Here a wretched race is found, inhabiting either the more elevated spots of land, or else eminences artificially constructed, and of a height to which they know by experience that the highest tides will never reach. Here they pitch their cabins; and when the waves cover the surrounding country far and wide, like so many mariners on board ship are they: when, again, the tide recedes, their condition is that of so many shipwrecked men, and around their cottages they pursue the fishes as they make their escape with the receding tide. It is not their lot, like the adjoining nations, to keep any flocks for sustenance by their milk, nor even to maintain a warfare with wild beasts, every shrub, even, being banished afar. With the sedge[2194] and the rushes of the marsh they make cords, and with these they weave the nets employed in the capture of the fish; they fashion the mud,[2195] too, with their hands, and drying it by the help of the winds more than of the sun, cook their food by its aid, and so warm their entrails, frozen as they are by the northern blasts; their only[2196] drink, too, is rain-water, which they collect in holes dug at the entrance of their abode: and yet these nations, if this very day they were vanquished by the Roman people, would exclaim against being reduced[2197] to slavery! Be it so, then—Fortune is most kind to many, just when she means to punish them.[2198]
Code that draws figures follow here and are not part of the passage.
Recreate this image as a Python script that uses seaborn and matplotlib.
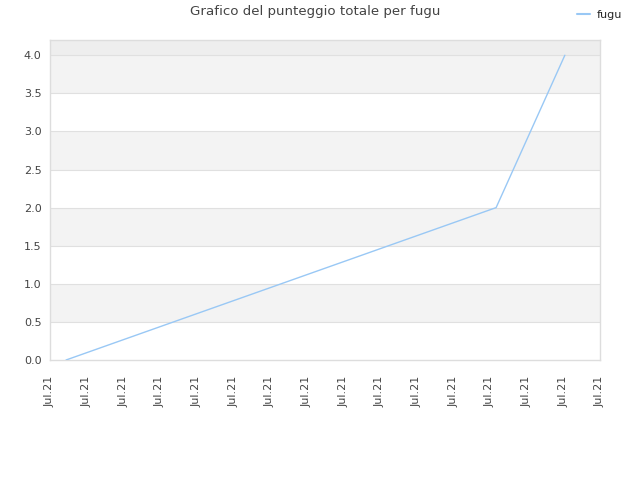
import pandas as pd
import matplotlib
matplotlib.use('Agg')
import matplotlib.pyplot as plt
import matplotlib.dates as mdates
import seaborn as sns

# total score over time
dates = ['2021-07-01 21:00', '2021-07-25 08:00', '2021-07-29 02:00']
scores = [0.0, 2.0, 4.0]
player = 'fugu'

sns.set_style('white')
plt.rcParams['font.family'] = ['DejaVu Sans']


def main() -> None:
    df = pd.DataFrame({'date': pd.to_datetime(dates), 'score': scores, 'name': player})

    fig = plt.figure(figsize=(6.4, 4.8), dpi=100)
    ax = fig.add_axes([50 / 640, 120 / 480, 550 / 640, 320 / 480])

    # alternating bands
    ax.axhspan(4.0, 4.2, color='#eeeeee', zorder=0, lw=0)
    for lo in [0.5, 1.5, 2.5, 3.5]:
        ax.axhspan(lo, lo + 0.5, color='#f3f3f3', zorder=0, lw=0)
    for y in [0.5, 1.0, 1.5, 2.0, 2.5, 3.0, 3.5, 4.0]:
        ax.axhline(y, color='#e0e0e0', lw=0.8, zorder=1)

    sns.lineplot(data=df, x='date', y='score', hue='name', palette=['#99c8f5'],
                 linewidth=1, ax=ax, legend=False, zorder=3)

    ax.set_ylim(0, 4.2)
    ax.set_yticks([0, 0.5, 1, 1.5, 2, 2.5, 3, 3.5, 4])
    ax.set_yticklabels(['0.0', '0.5', '1.0', '1.5', '2.0', '2.5', '3.0', '3.5', '4.0'])
    ax.set_xlim(pd.Timestamp('2021-07-01'), pd.Timestamp('2021-07-31'))
    ax.xaxis.set_major_locator(mdates.DayLocator(bymonthday=range(1, 32, 2)))
    ax.xaxis.set_major_formatter(mdates.DateFormatter('%b.%y'))
    ax.tick_params(axis='x', rotation=90, labelsize=8, colors='#444444', length=0, pad=11)
    ax.tick_params(axis='y', labelsize=8, colors='#444444', length=0, pad=6)
    ax.set_xlabel('')
    ax.set_ylabel('')
    for s in ax.spines.values():
        s.set_color('#dddddd')
        s.set_linewidth(1)

    fig.suptitle('Grafico del punteggio totale per fugu', x=0.493, y=0.99,
                 fontsize=9.6, color='#444444')
    handle = plt.Line2D([], [], color='#99c8f5', lw=1.5)
    fig.legend([handle], [player], loc='upper right', bbox_to_anchor=(0.988, 1.0),
               frameon=False, fontsize=8, handlelength=1.2, handletextpad=0.6)

    fig.savefig('out.png', dpi=100)


main()
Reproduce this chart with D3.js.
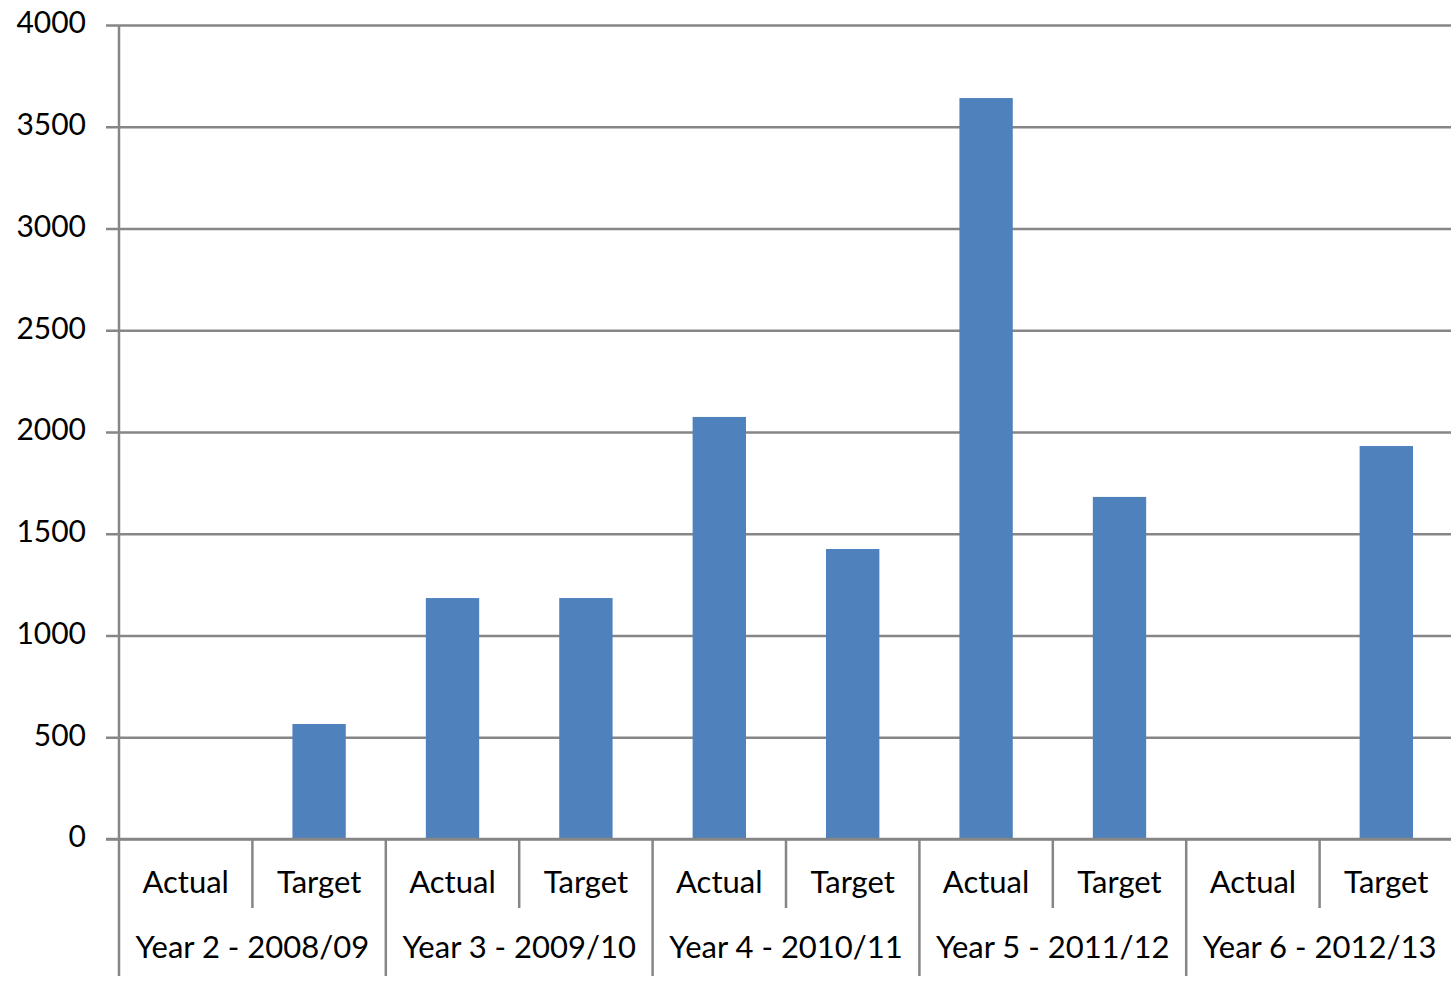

CHAP. 2.—WONDERS CONNECTED WITH TREES IN THE NORTHERN REGIONS.
Another marvel, too, connected with the forests! They cover all the rest of Germany, and by their shade augment the cold. But the highest of them all are those not far distant from the Chauci already mentioned, and more particularly in the vicinity of the two lakes[2199] there. The very shores are lined with oaks,[2200] which manifest an extraordinary eagerness to attain their growth: undermined by the waves or uprooted by the blasts, with their entwining roots they carry vast forests along with them, and, thus balanced, stand upright as they float along, while they spread afar their huge branches like the rigging of so many ships. Many is the time that these trees have struck our fleets with alarm, when the waves have driven them, almost purposely it would seem, against their prows as they stood at anchor in the night; and the men, destitute of all remedy and resource, have had to engage in a naval combat with a forest of trees!
(2.) In the same northern regions, too, is the Hercynian[2201] Forest, whose gigantic oaks,[2202] uninjured by the lapse of ages, and contemporary with the creation of the world, by their near approach to immortality surpass all other marvels known. Not to speak of other matters that would surpass all belief, it is a well-known fact that their roots,[2203] as they meet together, upheave vast hills; or, if the earth happens not to accumulate with them, rise aloft to the very branches even, and, as they contend for the mastery, form arcades, like so many portals thrown open, and large enough to admit of the passage of a squadron of horse.
(3.) All these trees, in general, belong to the glandiferous class,[2204] and have ever been held in the highest honour by the Roman people.
CHAP. 3. (4.)—THE ACORN OAK. THE CIVIC CROWN.
It is with the leaves of this class of trees that our civic crown is made, the most glorious reward that can be bestowed on military valour, and, for this long time past, the emblem of the imperial[2205] clemency; since the time, in fact, when, after the impiety of civil war, it was first deemed a meritorious action not to shed the blood of a fellow-citizen. Far inferior to this in rank are the mural[2206] crown, the vallar,[2207] and the golden[2208] one, superior though they may be in the value of the material: inferior, too, in merit, is the rostrate[2209] crown, though ennobled, in recent times more particularly, by two great names, those of M. Varro,[2210] who was presented with it by Pompeius Magnus, for his great achievements in the Piratic War, and of M. Agrippa, on whom it was bestowed by Cæsar, at the end of the Sicilian War, which was also a war against pirates.
In former days the beaks[2211] of vessels, fastened in front of the tribunal, graced the Forum, and seemed, as it were, a crown placed upon the head of the Roman people itself. In later times, however, they began to be polluted and trodden under foot amid the seditious movements of the tribunes, the public interest was sacrificed to private advantage, each citizen sought solely his own advancement, and everything looked upon as holy was abandoned to profanation—still, from amid all this, the Rostra[2212] emerged once again, and passed from beneath the feet of the citizens to their heads. Augustus presented to Agrippa the rostrate crown, while he himself received the civic crown[2213] at the hands of all mankind.